Lopata v. Unemployment Compensation Board of Review, 507 Pa. 570, 493 A.2d 657 (1985), however, taught that this Bulletin provision must be considered a regulation rather than merely a statement of policy. As such it does not comply with the Commonwealth Document Law [Document Law], Pa. Stat. Ann. tit. 45, §§ 1101-1602 (Purdon Supp. Pamph. 1988),*fn3 and it may not form the basis for Referee or Board decisions. It cannot, therefore, dictate the denial of benefits.
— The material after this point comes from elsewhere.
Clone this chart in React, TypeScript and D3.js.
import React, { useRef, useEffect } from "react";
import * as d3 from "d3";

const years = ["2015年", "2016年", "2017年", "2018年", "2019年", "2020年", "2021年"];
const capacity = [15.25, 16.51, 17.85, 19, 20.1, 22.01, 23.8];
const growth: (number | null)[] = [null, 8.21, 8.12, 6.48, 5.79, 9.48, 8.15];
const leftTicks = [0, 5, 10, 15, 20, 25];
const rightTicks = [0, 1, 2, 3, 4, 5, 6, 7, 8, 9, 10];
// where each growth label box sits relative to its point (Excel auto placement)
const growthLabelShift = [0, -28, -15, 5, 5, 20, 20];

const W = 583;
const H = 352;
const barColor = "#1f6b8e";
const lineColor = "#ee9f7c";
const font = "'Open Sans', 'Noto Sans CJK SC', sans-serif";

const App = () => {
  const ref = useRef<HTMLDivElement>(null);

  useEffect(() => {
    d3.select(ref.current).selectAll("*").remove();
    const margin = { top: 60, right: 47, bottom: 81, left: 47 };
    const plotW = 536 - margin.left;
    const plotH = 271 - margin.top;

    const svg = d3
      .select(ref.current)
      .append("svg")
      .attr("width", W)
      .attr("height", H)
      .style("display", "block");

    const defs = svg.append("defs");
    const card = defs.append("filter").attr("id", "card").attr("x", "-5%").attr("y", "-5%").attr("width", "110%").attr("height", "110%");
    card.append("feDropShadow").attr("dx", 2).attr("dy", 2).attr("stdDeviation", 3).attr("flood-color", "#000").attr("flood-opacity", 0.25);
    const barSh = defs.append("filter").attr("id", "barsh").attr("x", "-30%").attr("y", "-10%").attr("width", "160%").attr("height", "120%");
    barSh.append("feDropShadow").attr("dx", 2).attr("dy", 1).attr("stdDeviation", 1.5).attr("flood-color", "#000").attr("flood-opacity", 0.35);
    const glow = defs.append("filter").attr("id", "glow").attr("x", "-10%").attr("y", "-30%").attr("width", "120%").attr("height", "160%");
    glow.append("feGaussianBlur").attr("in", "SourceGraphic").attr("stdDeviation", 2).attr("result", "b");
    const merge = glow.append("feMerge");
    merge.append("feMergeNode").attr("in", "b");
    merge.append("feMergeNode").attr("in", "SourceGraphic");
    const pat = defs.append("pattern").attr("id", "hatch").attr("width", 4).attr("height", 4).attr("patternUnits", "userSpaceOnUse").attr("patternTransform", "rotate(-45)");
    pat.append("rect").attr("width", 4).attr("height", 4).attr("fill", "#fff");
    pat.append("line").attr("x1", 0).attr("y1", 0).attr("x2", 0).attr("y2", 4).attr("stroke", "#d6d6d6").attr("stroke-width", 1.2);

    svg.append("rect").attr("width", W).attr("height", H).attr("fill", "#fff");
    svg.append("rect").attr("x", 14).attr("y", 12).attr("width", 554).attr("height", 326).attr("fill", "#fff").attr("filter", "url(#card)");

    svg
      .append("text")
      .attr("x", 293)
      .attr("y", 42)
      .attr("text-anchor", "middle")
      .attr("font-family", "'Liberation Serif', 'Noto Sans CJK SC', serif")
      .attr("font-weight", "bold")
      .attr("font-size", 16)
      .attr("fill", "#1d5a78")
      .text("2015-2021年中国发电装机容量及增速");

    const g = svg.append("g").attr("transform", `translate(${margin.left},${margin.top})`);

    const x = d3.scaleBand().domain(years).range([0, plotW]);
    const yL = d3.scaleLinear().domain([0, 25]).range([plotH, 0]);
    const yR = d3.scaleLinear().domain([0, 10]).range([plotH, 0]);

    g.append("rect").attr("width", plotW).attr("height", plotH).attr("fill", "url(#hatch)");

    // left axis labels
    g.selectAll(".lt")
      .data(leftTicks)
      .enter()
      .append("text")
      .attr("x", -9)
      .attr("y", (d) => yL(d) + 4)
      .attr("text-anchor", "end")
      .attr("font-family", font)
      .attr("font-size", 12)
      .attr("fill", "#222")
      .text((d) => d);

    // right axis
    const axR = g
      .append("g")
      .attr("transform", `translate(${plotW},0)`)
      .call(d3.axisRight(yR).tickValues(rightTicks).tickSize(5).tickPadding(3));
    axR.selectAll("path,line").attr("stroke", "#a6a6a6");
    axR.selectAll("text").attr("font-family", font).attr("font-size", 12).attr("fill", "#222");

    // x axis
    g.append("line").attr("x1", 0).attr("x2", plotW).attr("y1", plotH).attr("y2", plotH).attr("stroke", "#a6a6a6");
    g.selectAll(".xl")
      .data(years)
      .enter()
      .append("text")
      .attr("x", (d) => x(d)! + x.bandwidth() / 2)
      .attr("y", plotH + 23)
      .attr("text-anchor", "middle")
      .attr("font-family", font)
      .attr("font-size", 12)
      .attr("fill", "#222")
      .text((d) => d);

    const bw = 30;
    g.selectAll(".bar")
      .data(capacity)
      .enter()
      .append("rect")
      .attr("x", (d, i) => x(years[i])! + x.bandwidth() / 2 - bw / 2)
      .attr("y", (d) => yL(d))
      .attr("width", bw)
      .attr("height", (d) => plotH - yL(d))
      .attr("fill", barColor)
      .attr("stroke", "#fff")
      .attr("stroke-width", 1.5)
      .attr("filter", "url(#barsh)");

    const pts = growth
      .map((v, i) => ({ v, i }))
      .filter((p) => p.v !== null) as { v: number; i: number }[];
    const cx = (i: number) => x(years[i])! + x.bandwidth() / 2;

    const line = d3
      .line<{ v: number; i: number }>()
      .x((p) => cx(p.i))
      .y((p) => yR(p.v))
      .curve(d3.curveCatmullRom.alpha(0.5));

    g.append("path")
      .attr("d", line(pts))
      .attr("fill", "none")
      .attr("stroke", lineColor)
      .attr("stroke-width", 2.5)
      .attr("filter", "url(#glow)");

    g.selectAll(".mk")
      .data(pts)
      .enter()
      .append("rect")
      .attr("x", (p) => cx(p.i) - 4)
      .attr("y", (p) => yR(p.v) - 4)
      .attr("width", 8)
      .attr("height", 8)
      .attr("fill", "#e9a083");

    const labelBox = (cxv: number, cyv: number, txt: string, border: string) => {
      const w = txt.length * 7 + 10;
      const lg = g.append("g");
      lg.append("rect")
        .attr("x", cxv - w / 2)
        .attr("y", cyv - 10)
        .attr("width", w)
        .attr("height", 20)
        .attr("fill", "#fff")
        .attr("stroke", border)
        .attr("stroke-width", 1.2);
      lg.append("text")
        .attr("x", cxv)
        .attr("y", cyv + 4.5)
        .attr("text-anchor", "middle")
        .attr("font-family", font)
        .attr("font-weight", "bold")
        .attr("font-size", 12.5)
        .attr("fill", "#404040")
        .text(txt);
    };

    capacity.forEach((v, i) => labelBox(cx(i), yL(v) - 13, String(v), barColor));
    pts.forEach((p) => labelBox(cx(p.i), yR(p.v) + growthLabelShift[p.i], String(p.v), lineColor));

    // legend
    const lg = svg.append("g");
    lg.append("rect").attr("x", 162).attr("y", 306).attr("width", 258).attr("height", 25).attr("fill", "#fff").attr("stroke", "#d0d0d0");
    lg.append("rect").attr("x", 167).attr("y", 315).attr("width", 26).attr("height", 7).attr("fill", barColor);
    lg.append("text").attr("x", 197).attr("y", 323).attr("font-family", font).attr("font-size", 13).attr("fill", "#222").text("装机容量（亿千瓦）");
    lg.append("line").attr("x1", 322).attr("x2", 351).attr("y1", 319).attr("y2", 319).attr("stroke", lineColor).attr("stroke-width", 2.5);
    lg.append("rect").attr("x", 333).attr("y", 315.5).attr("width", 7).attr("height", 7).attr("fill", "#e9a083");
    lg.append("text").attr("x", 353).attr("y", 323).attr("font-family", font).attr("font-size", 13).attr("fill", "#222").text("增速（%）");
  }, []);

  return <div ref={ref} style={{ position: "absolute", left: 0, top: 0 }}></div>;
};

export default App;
As we did in Lopata, we next consider whether the decision here may be upheld as a valid exercise of the Board's adjudicative function. This requires a determination of whether the Board's adjudication effectuates the legislative intent underlying the definition and application of "credit weeks" as a condition of eligibility. We are guided by the wisdom of Mr. Justice McDermott who, in Lopata, wrote:

We have previously articulated the legislative intent underlying financial eligibility requirements as being a means to demonstrate a claimant's genuine attachment to the work force. See generally Martin v. Unemployment Compensation Board of Review, 502 Pa. 282, 466 A.2d 107 (1983). We have also consistently recognized the remedial nature of the Unemployment Compensation Law, and have striven to give its provisions broad and liberal construction. Renne v. Unemployment Compensation Board of Review, (Renne), 499 Pa. 299, 453 A.2d 318 (1982); Gladieux Food Services, Inc. v. Unemployment Compensation Board of Review, 479 Pa. 324, 388 A.2d 678 (1978). Moreover, this Court has held that, absent a specific disqualification in the Law, a presumption of eligibility attaches to involuntarily unemployed claimants. Penn Hills School District v. Unemployment Compensation Board of Review, (Penn Hills), 496 Pa. 620, 437 A.2d 1213 (1981); Sturdevant v. Unemployment Compensation Board of Review, 158 Pa. Super. 548, 45 A.2d 898 (1946).
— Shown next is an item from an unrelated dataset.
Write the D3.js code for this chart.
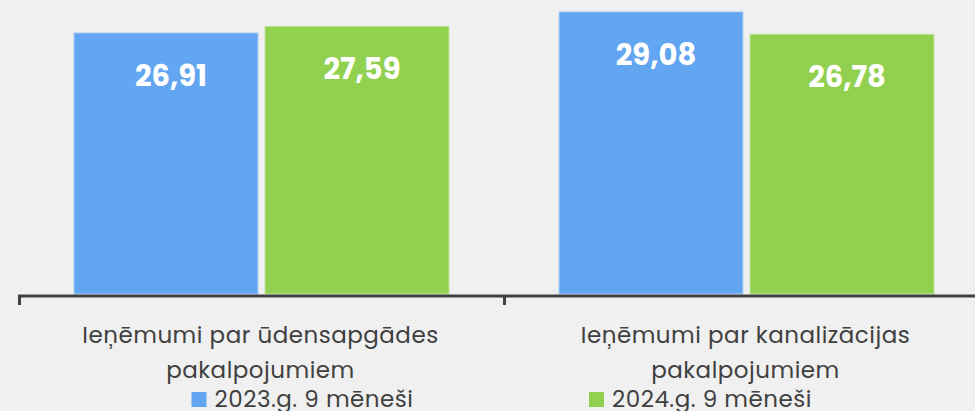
<!DOCTYPE html>
<html><head><meta charset="utf-8">
<script src="https://cdn.jsdelivr.net/npm/d3@7"></script>
<style>
html,body{margin:0;padding:0;background:#f0f0f0;}
svg{display:block;}
</style></head>
<body>
<svg id="c" width="975" height="411"></svg>
<script>
const categories = [["Ieņēmumi par ūdensapgādes","pakalpojumiem"],["Ieņēmumi par kanalizācijas","pakalpojumiem"]];
const categoryKeys = ["udens","kanal"];
const seriesNames = ["2023.g. 9 mēneši","2024.g. 9 mēneši"];
const values2023 = [26.91, 29.08];
const values2024 = [27.59, 26.78];
const colors = ["#62a6f2","#92d150"];

const svg = d3.select("#c");
const font = "Poppins, Inter, 'Open Sans', sans-serif";

const x = d3.scaleBand().domain(categoryKeys).range([18, 988]).paddingInner(0).paddingOuter(0);
const y = d3.scaleLinear().domain([0, 30]).range([294, 3]);
const inner = d3.scaleBand().domain([0,1]).range([56, x.bandwidth()-54]).paddingInner(0.037);

const series = [values2023, values2024];
const g = svg.append("g");
series.forEach((vals, si) => {
  g.selectAll(null).data(vals).enter().append("rect")
    .attr("x", (d,i) => x(categoryKeys[i]) + inner(si))
    .attr("width", inner.bandwidth())
    .attr("y", d => y(d))
    .attr("height", d => y(0) - y(d))
    .attr("fill", colors[si])
    .attr("stroke", si===0 ? "#a9cdf6" : "#bfe39a")
    .attr("stroke-width", 1);
  g.selectAll(null).data(vals).enter().append("text")
    .attr("x", (d,i) => x(categoryKeys[i]) + inner(si) + inner.bandwidth()/2 + 5)
    .attr("y", d => y(d) + 53)
    .attr("text-anchor","middle")
    .attr("fill","#fff")
    .attr("font-family", font)
    .attr("font-weight","bold")
    .attr("font-size", 29)
    .text(d => d.toFixed(2).replace(".", ","));
});

// axis
const axis = d3.axisBottom(x).tickSize(9).tickFormat("");
const ax = svg.append("g").attr("transform","translate(0,296)").call(axis);
ax.select(".domain").attr("stroke","#404040").attr("stroke-width",3).attr("d","M18,0H988");
ax.selectAll(".tick").attr("transform", d => `translate(${x(d)+1.5},0)`);
ax.selectAll(".tick line").attr("stroke","#404040").attr("stroke-width",3);
// category labels
categoryKeys.forEach((k, i) => {
  const t = svg.append("text")
    .attr("text-anchor","middle")
    .attr("font-family", font)
    .attr("font-size", 23)
    .attr("letter-spacing", 0.5)
    .attr("fill","#404040");
  categories[i].forEach((line, li) => {
    t.append("tspan").attr("x", x(k) + x.bandwidth()/2).attr("y", 343 + li*35).text(line);
  });
});

// legend
const legX = [191.5, 589];
seriesNames.forEach((n, i) => {
  svg.append("rect").attr("x", legX[i]).attr("y", 392).attr("width", 15).attr("height", 15).attr("fill", colors[i]);
  svg.append("text").attr("x", legX[i] + 23).attr("y", 407)
    .attr("font-family", font).attr("font-size", 23).attr("letter-spacing", 0.5)
    .attr("fill","#404040").text(n);
});
</script>
</body></html>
507 Pa. at 576-577, 493 A.2d at 661.

Neither the Referee's determination, nor the affirmance thereof by the Board and the Commonwealth Court, effectuated the legislative intent underlying the definition and application of "credit week" as a condition of eligibility.*fn4 Such a construction of the Act is neither broad nor liberal. See Lopata at 579, 493 A.2d at 662. Since the Act is remedial, so narrow a construction cannot stand. Moreover, there are only two statutory limitations in the definition of a "credit week." It must be a calendar week in which a claimant is paid in employment not less than fifty dollars and only one credit week can be established with respect to any one calendar week. There is nothing in the Act which directs that the allocation of credit weeks for vacation time depends on whether the vacation was scheduled or unscheduled.

We hold, therefore, that for every week of vacation time, scheduled or unscheduled, earned during a base year, a "credit week" must be allocated. A contrary holding would not comport with reason, with the letter of the law, or with its underlying policy. See Pane v. Unemployment Compensation Board of Review, 95 Pa. Commw. 40, 504 A.2d 958 (1986) (Applicability of an offset provision cannot properly be predicated upon when an employee schedules his or her vacations. Such result has the effect of needlessly penalizing certain employees and is impermissibly arbitrary.)


The Order of the Commonwealth Court is reversed and the case is remanded for the computation of benefits.